А. X. Бабаджанян рассказывал, как по-разному восприняли это курсанты: большинство с энтузиазмом, но нашлись и другие — пришли из далеких глухих деревень, пережили тяжелые годы временного господства буржуазных националистов — дашнаков и мусаватистов, меньшевиков. И хотя повсеместно победила Советская власть, националистические пережитки все же кое-где оставили свои следы…
— Ты что хмурый как туча? — спросил одного такого Бабаджанян. — Переживаешь, что пришлось из Еревана уехать? По-русски учиться?
Курсант выдавил из себя:
— Очень нужно! Я и своим языком обойдусь…
— Как это «обойдешься»? — не понял Бабаджанян.
— Хватит мне моего собственного. А то еще по-грузински й по-азербайджански учиться?
— Нет, только по-русски.
— А ты сам хорошо знаешь русский? — с подковыркой спросил он.
— Слабо знаю, — признался Бабаджанян. — Но выучусь.
— Выходит, мне на своем родном учиться уже нельзя?

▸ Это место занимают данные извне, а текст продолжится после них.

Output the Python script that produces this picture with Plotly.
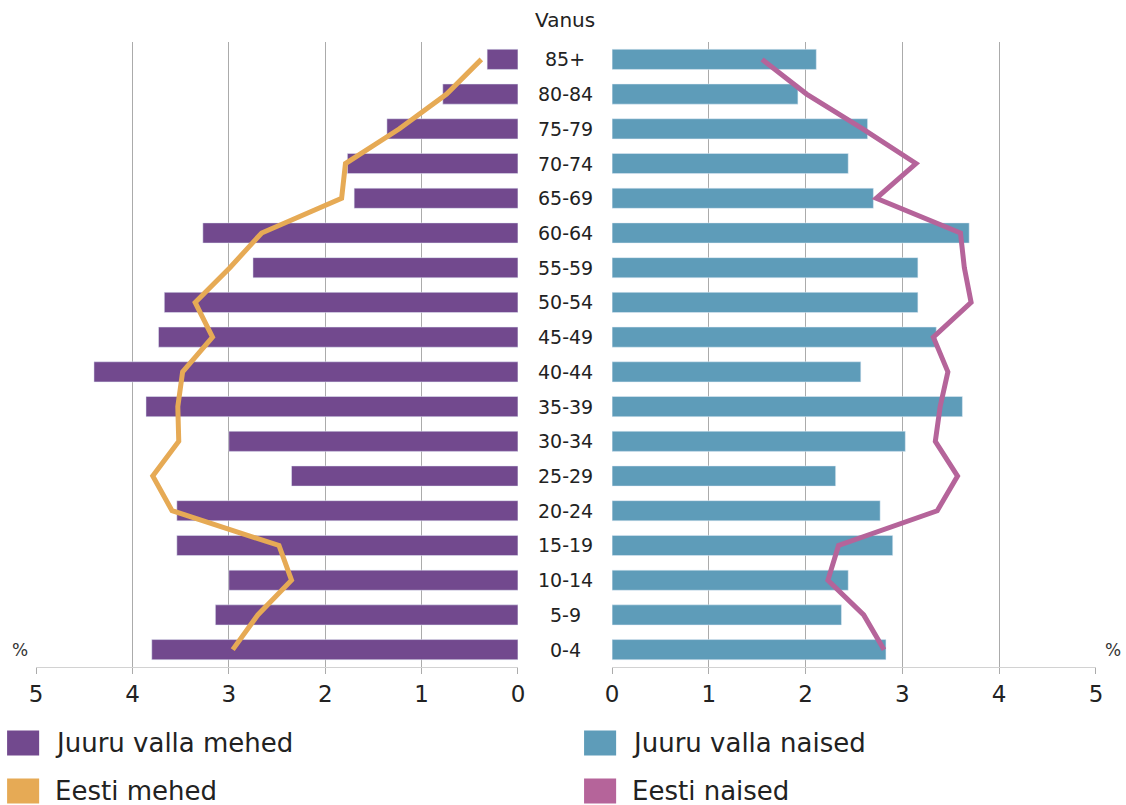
import plotly.graph_objects as go

ages = ["0-4", "5-9", "10-14", "15-19", "20-24", "25-29", "30-34", "35-39", "40-44",
        "45-49", "50-54", "55-59", "60-64", "65-69", "70-74", "75-79", "80-84", "85+"]

juuru_mehed = [3.80, 3.14, 3.00, 3.54, 3.54, 2.35, 3.00, 3.86, 4.40,
               3.73, 3.67, 2.75, 3.27, 1.70, 1.77, 1.36, 0.78, 0.32]
eesti_mehed = [2.96, 2.70, 2.35, 2.48, 3.59, 3.79, 3.52, 3.53, 3.48,
               3.17, 3.35, 2.99, 2.66, 1.83, 1.79, 1.23, 0.74, 0.38]
juuru_naised = [2.83, 2.37, 2.44, 2.90, 2.77, 2.31, 3.03, 3.62, 2.57,
                3.35, 3.16, 3.16, 3.69, 2.70, 2.44, 2.64, 1.92, 2.11]
eesti_naised = [2.81, 2.60, 2.23, 2.34, 3.36, 3.57, 3.34, 3.39, 3.47,
                3.32, 3.71, 3.64, 3.60, 2.73, 3.14, 2.59, 2.01, 1.55]

tick_vals = [0, 1, 2, 3, 4, 5]
tick_text = ["0", "1", "2", "3", "4", "5"]

C_PURPLE = "#72498E"
C_BLUE = "#5E9CB9"
C_ORANGE = "#E6AA55"
C_PINK = "#B5649A"
FONT = "DejaVu Sans, Liberation Sans, Arial, sans-serif"

W, H = 1134, 805
OX, SX = 7.9, 1126 / 1142  # observed page offset / horizontal squeeze


def fx(px):
    return ((px - OX) / SX) / W


fig = go.Figure()

fig.add_trace(go.Bar(y=ages, x=juuru_mehed, orientation="h", marker_color=C_PURPLE,
                     width=0.58, xaxis="x", yaxis="y", name="Juuru valla mehed"))
fig.add_trace(go.Scatter(y=ages, x=eesti_mehed, mode="lines", line=dict(color=C_ORANGE, width=5),
                         xaxis="x", yaxis="y", name="Eesti mehed"))
fig.add_trace(go.Bar(y=ages, x=juuru_naised, orientation="h", marker_color=C_BLUE,
                     width=0.58, xaxis="x2", yaxis="y2", name="Juuru valla naised"))
fig.add_trace(go.Scatter(y=ages, x=eesti_naised, mode="lines", line=dict(color=C_PINK, width=5),
                         xaxis="x2", yaxis="y2", name="Eesti naised"))

axis_common = dict(tickvals=tick_vals, ticktext=tick_text, showgrid=True, gridcolor="#ABABAB",
                   gridwidth=1, zeroline=False, showline=True, linecolor="#D2D2D2", linewidth=1,
                   ticks="outside", ticklen=6, tickcolor="#ABABAB",
                   tickfont=dict(family=FONT, size=23, color="#222"), fixedrange=True)

fig.update_layout(
    width=W, height=H, autosize=False,
    margin=dict(l=0, r=0, t=42, b=138),
    paper_bgcolor="white", plot_bgcolor="white",
    showlegend=False, barmode="overlay",
    xaxis=dict(domain=[fx(37), fx(518)], range=[5, 0], anchor="y", **axis_common),
    xaxis2=dict(domain=[fx(612), fx(1095)], range=[0, 5], anchor="y2", **axis_common),
    yaxis=dict(domain=[0, 1], anchor="x", type="category", categoryorder="array",
               categoryarray=ages, range=[-0.5, 17.5], showticklabels=False, showgrid=False,
               zeroline=False, showline=False, ticks="", fixedrange=True),
    yaxis2=dict(domain=[0, 1], anchor="x2", type="category", categoryorder="array",
                categoryarray=ages, range=[-0.5, 17.5], showticklabels=False, showgrid=False,
                zeroline=False, showline=False, ticks="", fixedrange=True),
)

annotations = []
for a in ages:
    annotations.append(dict(x=fx(565), y=a, xref="paper", yref="y", text=a, showarrow=False,
                            font=dict(family=FONT, size=19, color="#222"), xanchor="center",
                            yanchor="middle"))
annotations.append(dict(x=fx(565), y=(667 - 20) / 625, xref="paper", yref="paper", text="Vanus",
                        showarrow=False, font=dict(family=FONT, size=20, color="#222"),
                        xanchor="center", yanchor="middle"))
annotations.append(dict(x=fx(21), y=(667 - 650) / 625, xref="paper", yref="paper", text="%",
                        showarrow=False, font=dict(family=FONT, size=17, color="#333"),
                        xanchor="center", yanchor="middle"))
annotations.append(dict(x=fx(1112), y=(667 - 650) / 625, xref="paper", yref="paper", text="%",
                        showarrow=False, font=dict(family=FONT, size=17, color="#333"),
                        xanchor="center", yanchor="middle"))

legend_items = [
    ("Juuru valla mehed", C_PURPLE, 8, 743),
    ("Juuru valla naised", C_BLUE, 584, 743),
    ("Eesti mehed", C_ORANGE, 8, 791),
    ("Eesti naised", C_PINK, 584, 791),
]
shapes = []
for label, col, px, py in legend_items:
    shapes.append(dict(type="rect", xref="paper", yref="paper",
                       x0=fx(px), x1=fx(px + 32),
                       y0=(667 - (py - 12.5)) / 625, y1=(667 - (py + 12.5)) / 625,
                       fillcolor=col, line=dict(width=0)))
    annotations.append(dict(x=fx(px + 46), y=(667 - py) / 625, xref="paper", yref="paper",
                            text=label, showarrow=False, xanchor="left", yanchor="middle",
                            font=dict(family=FONT, size=26, color="#222")))

fig.update_layout(annotations=annotations, shapes=shapes)

fig.write_html(
    "out.html",
    config={"displayModeBar": False, "responsive": False},
    post_script="document.body.style.margin='0';document.body.style.overflow='hidden';"
                "document.documentElement.style.overflow='hidden';",
)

Бабаджанян насторожился — дело тут было, оказывается, серьезное.
— Послушай, а как ты себе представляешь: если враг нападет, ты воевать будешь только на армянской территории, а дальше ни на шаг?
— Почему? — не сдавался тот. — Поведу свой армянский взвод и дальше преследовать противника.
— А если тебя поставят полком командовать?
— И полк поведу.
— А если дивизией?
— И дивизию.
— А если… армию? — не унимался Бабаджанян.
Тот рассмеялся.
— Меня?
— Ну а вдруг? Вдруг ты окажешься такой талантливый? А в твоей армии будут и армянские, и грузинские, и украинские, и… ну какие хочешь еще полки? На каком ты языке будешь командовать? СССР — большой, Красная Армия — одна. Как же тут без русского обойтись?
…Задумчивая улыбка трогает губы маршала.
— Наивные доводы приводил, думаешь, да? — спрашивает он.